> _Exercise goal_: Print the listing from its top line through the line containing "corners=3pt,minimum width=316pt,minimum height=131pt,inner", nothing more, and leave out the pictures.

> _Dataset content_:
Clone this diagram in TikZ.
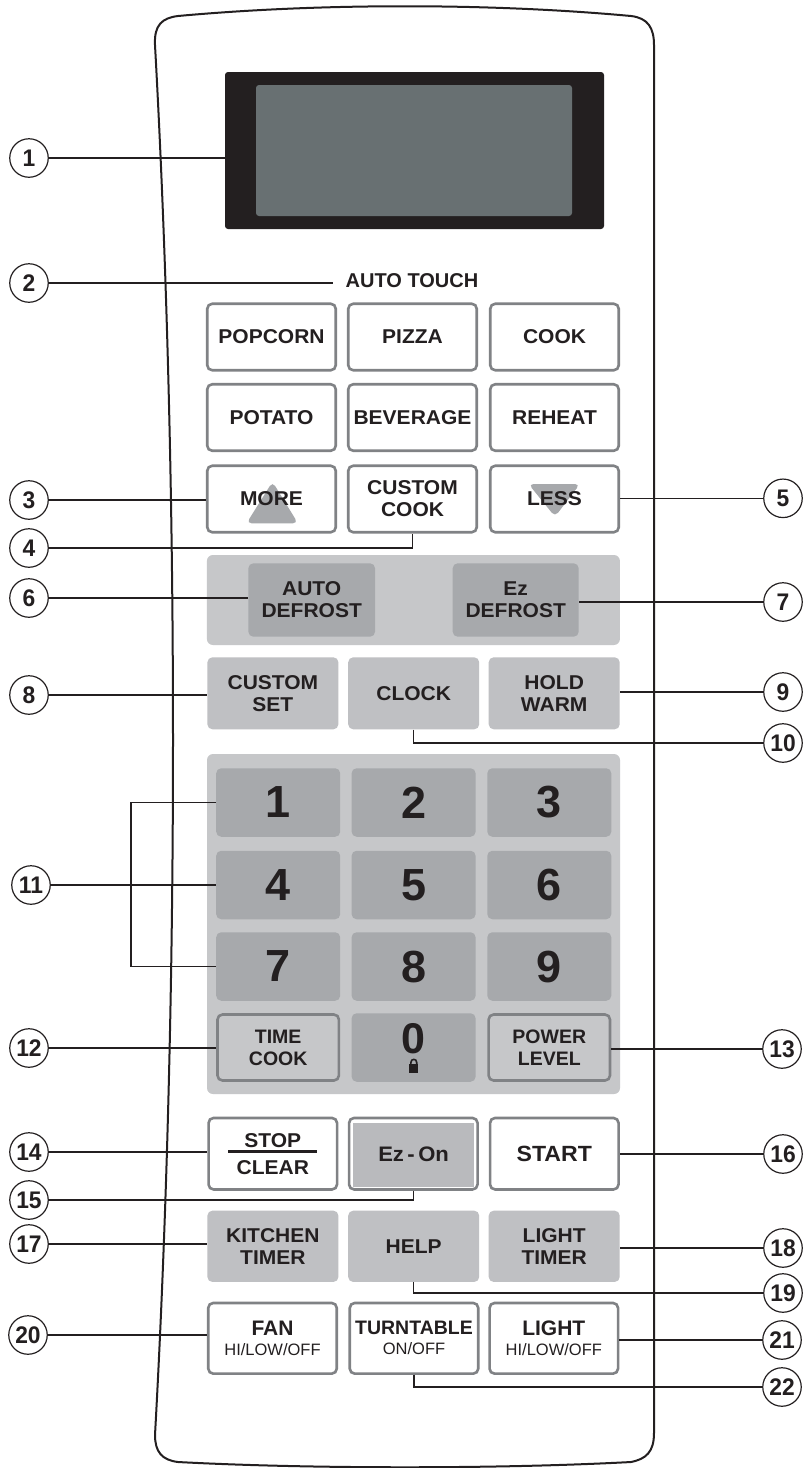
\documentclass[tikz,border=0pt]{standalone}
\usepackage{fontspec}
\setmainfont{Liberation Sans}
\newfontfamily\btnfam[FakeStretch=1.05]{Liberation Sans}
\newfontfamily\callfam[FakeStretch=0.95]{Liberation Sans}
\usetikzlibrary{positioning}

\definecolor{ink}{HTML}{231F20}
\definecolor{edgegray}{HTML}{808285}
\definecolor{lcdgray}{HTML}{687072}
\definecolor{panelgray}{HTML}{C6C7C9}
\definecolor{flatgray}{HTML}{BFC0C3}
\definecolor{keygray}{HTML}{A7A9AC}
\definecolor{ezgray}{HTML}{B9BABD}
\definecolor{arrowgray}{HTML}{A7A9AC}

\begin{document}
\begin{tikzpicture}[x=1pt,y=-1pt,
  lead/.style={line width=1.2pt,draw=ink},
  callout/.style={circle,draw=ink,line width=1.2pt,fill=white,minimum size=38.5pt,inner sep=0pt,text=ink,font=\callfam\bfseries\fontsize{24}{24}\selectfont},
  btn/.style={draw=edgegray,line width=2.6pt,fill=white,rounded corners=5pt,minimum width=128.5pt,minimum height=66.5pt,inner sep=0pt,align=center,text=ink,font=\btnfam\bfseries\fontsize{20}{22}\selectfont},
  padbtn/.style={btn,fill=panelgray,minimum width=121.4pt,minimum height=66pt,font=\bfseries\fontsize{19.5}{22}\selectfont},
  lowbtn/.style={btn,minimum height=70.7pt,font=\fontsize{21}{20}\selectfont},
  flat/.style={fill=flatgray,rounded corners=5pt,minimum width=131pt,minimum height=72pt,inner sep=0pt,align=center,text=ink,font=\btnfam\bfseries\fontsize{20}{22}\selectfont},
  key/.style={fill=keygray,rounded corners=5pt,minimum width=124pt,minimum height=68.5pt,inner sep=0pt,text=ink,font=\bfseries\fontsize{45}{45}\selectfont},
]
\useasboundingbox (0,0) rectangle (804,1468);

% panel outline
\draw[line width=2pt,draw=ink,fill=white] (155,45) .. controls (154,25) and (162,18) .. (178,16)
  .. controls (320,3) and (490,3) .. (631,16) .. controls (648,18) and (654,28) .. (654,45)
  -- (654,1433) .. controls (654,1452) and (646,1459) .. (631,1462)
  .. controls (500,1469) and (310,1469) .. (178,1462) .. controls (162,1460) and (155,1452) .. (155,1435)
  .. controls (179,1000) and (179,480) .. cycle;

% display
\node[fill=ink,rounded corners=3pt,minimum width=379pt,minimum height=157pt,inner sep=0pt] (lcd) at (414.5,150.5) {};
\node[fill=lcdgray,rounded corners=3pt,minimum width=316pt,minimum height=131pt,inner sep=0pt] (screen) at (414,150.5) {};

\node[inner sep=0pt,text=ink,font=\bfseries\fontsize{20}{20}\selectfont] (autot) at (412,281) {AUTO TOUCH};

% auto touch keys
\node[btn] (popcorn) at (271.5,337) {POPCORN};
\node[btn] (pizza) at (412.5,337) {PIZZA};
\node[btn] (cook) at (554.5,337) {COOK};
\node[btn] (potato) at (271.5,417.5) {POTATO};
\node[btn] (beverage) at (412.5,417.5) {BEVERAGE};
\node[btn] (reheat) at (554.5,417.5) {REHEAT};
\node[btn,path picture={\fill[arrowgray] ([shift={(1,-17.3)}]path picture bounding box.center)
    -- ([shift={(-25,24.3)}]path picture bounding box.center)
    -- ([shift={(26.5,24.3)}]path picture bounding box.center) -- cycle;}] (more) at (271.5,499) {MORE};
\node[btn] (ccook) at (412.5,499) {CUSTOM\\COOK};
\node[btn,path picture={\fill[arrowgray] ([shift={(-26,-15)}]path picture bounding box.center)
    -- ([shift={(25.5,-15)}]path picture bounding box.center)
    -- ([shift={(0.5,17.7)}]path picture bounding box.center) -- cycle;}] (less) at (554.5,499) {LESS};

% defrost
\node[fill=panelgray,rounded corners=6pt,minimum width=413pt,minimum height=90pt,inner sep=0pt] (defpanel) at (413.4,600) {};
\node[flat,fill=keygray,minimum width=126.7pt,minimum height=73.4pt] (adef) at (311.7,600) {AUTO\\DEFROST};
\node[flat,fill=keygray,minimum width=126pt,minimum height=73.4pt] (ezdef) at (515.7,600) {Ez\\DEFROST};

\node[flat] (cset) at (272.9,693.3) {CUSTOM\\SET};
\node[flat] (clock) at (413.7,693.3) {CLOCK};
\node[flat] (hold) at (554.2,693.3) {HOLD\\WARM};

% number pad
\node[fill=panelgray,rounded corners=6pt,minimum width=413pt,minimum height=340pt,inner sep=0pt] (pad) at (413.5,924) {};
\node[key] (k1) at (278.2,802.5) {1};
\node[key] (k2) at (413.6,802.5) {2};
\node[key] (k3) at (549.3,802.5) {3};
\node[key] (k4) at (278.2,885) {4};
\node[key] (k5) at (413.6,885) {5};
\node[key] (k6) at (549.3,885) {6};
\node[key] (k7) at (278.2,966.5) {7};
\node[key] (k8) at (413.6,966.5) {8};
\node[key] (k9) at (549.3,966.5) {9};
\node[padbtn] (tcook) at (278.2,1047.5) {TIME\\COOK};
\node[key] (k0) at (413.6,1047.5) {};
\node[inner sep=0pt,text=ink,font=\bfseries\fontsize{43}{43}\selectfont] (zero) at (413.6,1038.5) {0};
\fill[ink] (409.3,1063.5) rectangle (418.3,1073.3);
\draw[ink,line width=1.6pt] (410.9,1064) -- (410.9,1062.5) .. controls (410.9,1058.3) and (416.7,1058.3) .. (416.7,1062.5) -- (416.7,1064);
\node[padbtn] (power) at (549.3,1047.5) {POWER\\LEVEL};

% lower keys
\node[btn,minimum height=71.5pt,font=\btnfam\bfseries\fontsize{20}{27}\selectfont] (stop) at (272.8,1153.7) {STOP\\CLEAR};
\draw[ink,line width=2.5pt] ([xshift=-44.5pt,yshift=2pt]stop.center) -- ([xshift=44.5pt,yshift=2pt]stop.center);
\node[btn,minimum height=71.5pt] (ezon) at (413.3,1153.7) {};
\node[fill=ezgray,minimum width=120.7pt,minimum height=64pt,inner sep=0pt,text=ink,font=\btnfam\bfseries\fontsize{21}{21}\selectfont] (eztxt) at (413.6,1154.6) {Ez\,-\,On};
\node[btn,minimum height=71.5pt,font=\btnfam\bfseries\fontsize{22}{22}\selectfont] (start) at (554.3,1153.7) {START};

\node[flat,minimum height=71.3pt] (ktimer) at (272.9,1246.3) {KITCHEN\\TIMER};
\node[flat,minimum height=71.3pt] (help) at (413.7,1246.3) {HELP};
\node[flat,minimum height=71.3pt] (ltimer) at (554.2,1246.3) {LIGHT\\TIMER};

\node[lowbtn] (fan) at (272.5,1338.3) {\textbf{FAN}\\{\fontsize{16.5}{16}\selectfont HI/LOW/OFF}};
\node[lowbtn] (turn) at (414,1338.3) {\textbf{\fontsize{19.5}{20}\selectfont TURNTABLE}\\{\fontsize{16.5}{16}\selectfont ON/OFF}};
\node[lowbtn] (light) at (553.8,1338.3) {\textbf{LIGHT}\\{\fontsize{16.5}{16}\selectfont HI/LOW/OFF}};

% callouts
\node[callout] (c1) at (29,158) {1};
\node[callout] (c2) at (29,283) {2};
\node[callout] (c3) at (29,500) {3};
\node[callout] (c4) at (29,548) {4};
\node[callout] (c5) at (783,498.3) {5};
\node[callout] (c6) at (29,598) {6};
\node[callout] (c7) at (783,602) {7};
\node[callout] (c8) at (29,695) {8};
\node[callout] (c9) at (783,692) {9};
\node[callout] (c10) at (783,743) {10};
\node[callout] (c11) at (31,885) {11};
\node[callout] (c12) at (29,1048) {12};
\node[callout] (c13) at (782,1049) {13};
\node[callout] (c14) at (29,1152) {14};
\node[callout] (c15) at (29,1200) {15};
\node[callout] (c16) at (783,1154) {16};
\node[callout] (c17) at (29,1244) {17};
\node[callout] (c18) at (783,1248) {18};
\node[callout] (c19) at (783,1293) {19};
\node[callout] (c20) at (28,1335) {20};
\node[callout] (c21) at (782,1340) {21};
\node[callout] (c22) at (782,1387) {22};

\coordinate (brk) at (131,885);

\draw[lead] (c1) -- (c1 -| lcd.west);
\draw[lead] (c2) -- ([xshift=-13pt]c2 -| autot.west);
\draw[lead] (c3) -- (c3 -| more.west);
\draw[lead] (c4) -| (ccook.south);
\draw[lead] (c5) -- (c5 -| less.east);
\draw[lead] (c6) -- (c6 -| adef.west);
\draw[lead] (c7) -- (c7 -| ezdef.east);
\draw[lead] (c8) -- (c8 -| cset.west);
\draw[lead] (c9) -- (c9 -| hold.east);
\draw[lead] (clock.south) |- (c10);
\draw[lead] (k1.west) -| (brk) |- (k7.west);
\draw[lead] (c11) -- (k4.west);
\draw[lead] (c12) -- (c12 -| tcook.west);
\draw[lead] (c13) -- (c13 -| power.east);
\draw[lead] (c14) -- (c14 -| stop.west);
\draw[lead] (c15) -| (ezon.south);
\draw[lead] (c16) -- (c16 -| start.east);
\draw[lead] (c17) -- (c17 -| ktimer.west);
\draw[lead] (c18) -- (c18 -| ltimer.east);
\draw[lead] (help.south) |- (c19);
\draw[lead] (c20) -- (c20 -| fan.west);
\draw[lead] (c21) -- (c21 -| light.east);
\draw[lead] (turn.south) |- (c22);
\end{tikzpicture}
\end{document}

> _Result for this task_:
Clone this diagram in TikZ.
\documentclass[tikz,border=0pt]{standalone}
\usepackage{fontspec}
\setmainfont{Liberation Sans}
\newfontfamily\btnfam[FakeStretch=1.05]{Liberation Sans}
\newfontfamily\callfam[FakeStretch=0.95]{Liberation Sans}
\usetikzlibrary{positioning}

\definecolor{ink}{HTML}{231F20}
\definecolor{edgegray}{HTML}{808285}
\definecolor{lcdgray}{HTML}{687072}
\definecolor{panelgray}{HTML}{C6C7C9}
\definecolor{flatgray}{HTML}{BFC0C3}
\definecolor{keygray}{HTML}{A7A9AC}
\definecolor{ezgray}{HTML}{B9BABD}
\definecolor{arrowgray}{HTML}{A7A9AC}

\begin{document}
\begin{tikzpicture}[x=1pt,y=-1pt,
  lead/.style={line width=1.2pt,draw=ink},
  callout/.style={circle,draw=ink,line width=1.2pt,fill=white,minimum size=38.5pt,inner sep=0pt,text=ink,font=\callfam\bfseries\fontsize{24}{24}\selectfont},
  btn/.style={draw=edgegray,line width=2.6pt,fill=white,rounded corners=5pt,minimum width=128.5pt,minimum height=66.5pt,inner sep=0pt,align=center,text=ink,font=\btnfam\bfseries\fontsize{20}{22}\selectfont},
  padbtn/.style={btn,fill=panelgray,minimum width=121.4pt,minimum height=66pt,font=\bfseries\fontsize{19.5}{22}\selectfont},
  lowbtn/.style={btn,minimum height=70.7pt,font=\fontsize{21}{20}\selectfont},
  flat/.style={fill=flatgray,rounded corners=5pt,minimum width=131pt,minimum height=72pt,inner sep=0pt,align=center,text=ink,font=\btnfam\bfseries\fontsize{20}{22}\selectfont},
  key/.style={fill=keygray,rounded corners=5pt,minimum width=124pt,minimum height=68.5pt,inner sep=0pt,text=ink,font=\bfseries\fontsize{45}{45}\selectfont},
]
\useasboundingbox (0,0) rectangle (804,1468);

% panel outline
\draw[line width=2pt,draw=ink,fill=white] (155,45) .. controls (154,25) and (162,18) .. (178,16)
  .. controls (320,3) and (490,3) .. (631,16) .. controls (648,18) and (654,28) .. (654,45)
  -- (654,1433) .. controls (654,1452) and (646,1459) .. (631,1462)
  .. controls (500,1469) and (310,1469) .. (178,1462) .. controls (162,1460) and (155,1452) .. (155,1435)
  .. controls (179,1000) and (179,480) .. cycle;

% display
\node[fill=ink,rounded corners=3pt,minimum width=379pt,minimum height=157pt,inner sep=0pt] (lcd) at (414.5,150.5) {};
\node[fill=lcdgray,rounded corners=3pt,minimum width=316pt,minimum height=131pt,inner sep=0pt] (screen) at (414,150.5) {};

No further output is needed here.